内容:本文主要分析Google对TCP快速恢复算法的改进,即Proportional Rate Reduction for TCP。
内核版本:3.2.12
作者:zhangskd @ csdn blog
patch:Proportional Rate Reduction for TCP.
这个patch包含在3.2之后的版本中。
patch描述
以下是提交者Nandita Dukkipati对这个patch的描述:
This patch implements Proportional Rate Reduction (PRR) for TCP.
PRR is an algorithm that determines TCP's sending rate in fast recovery.
PRR avoids excessive window reductions and aims for the actual congestion window size
to be as close as possible to the window determined by the congestion control algorithms.
PRR also improves accuracy of the amount of data sent during loss recovery.
This patch implements the recommended flavor of PRR called PRR-SSRB
(Proportional rate reduction with slow start reduction bound) and replaces the existing rate
halving algorithm.
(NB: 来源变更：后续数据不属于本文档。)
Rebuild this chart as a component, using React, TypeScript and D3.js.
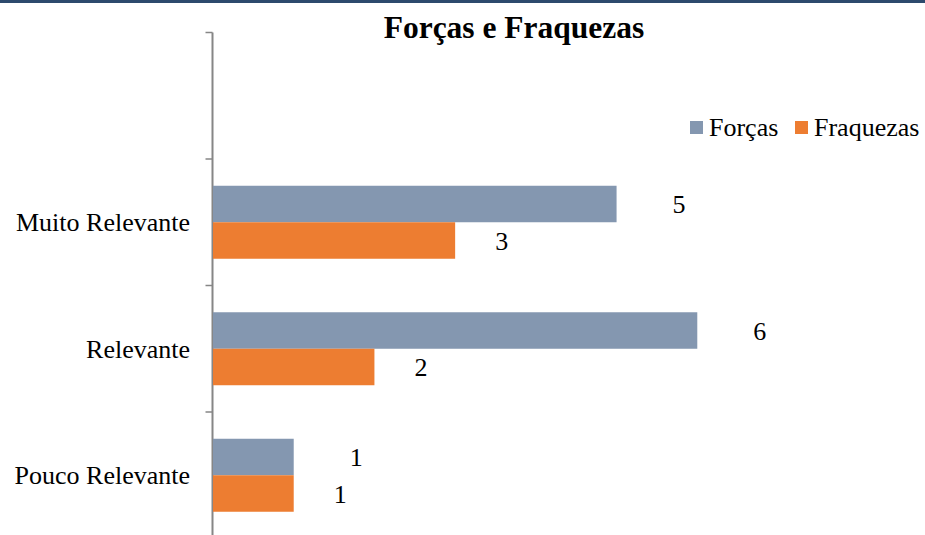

PRR improves upon the existing Linux fast recovery under a number of
conditions including:
1) burst losses where the losses implicitly reduce the amount of outstanding data (pipe)
below the ssthresh value selected by the congestion control algorithm and,
2) losses near the end of short flows where application runs out of data to send.
As an example, with the existing rate halving implementation a single loss event can cause
a connection carrying short web transactions to go into the slow start mode after the recovery.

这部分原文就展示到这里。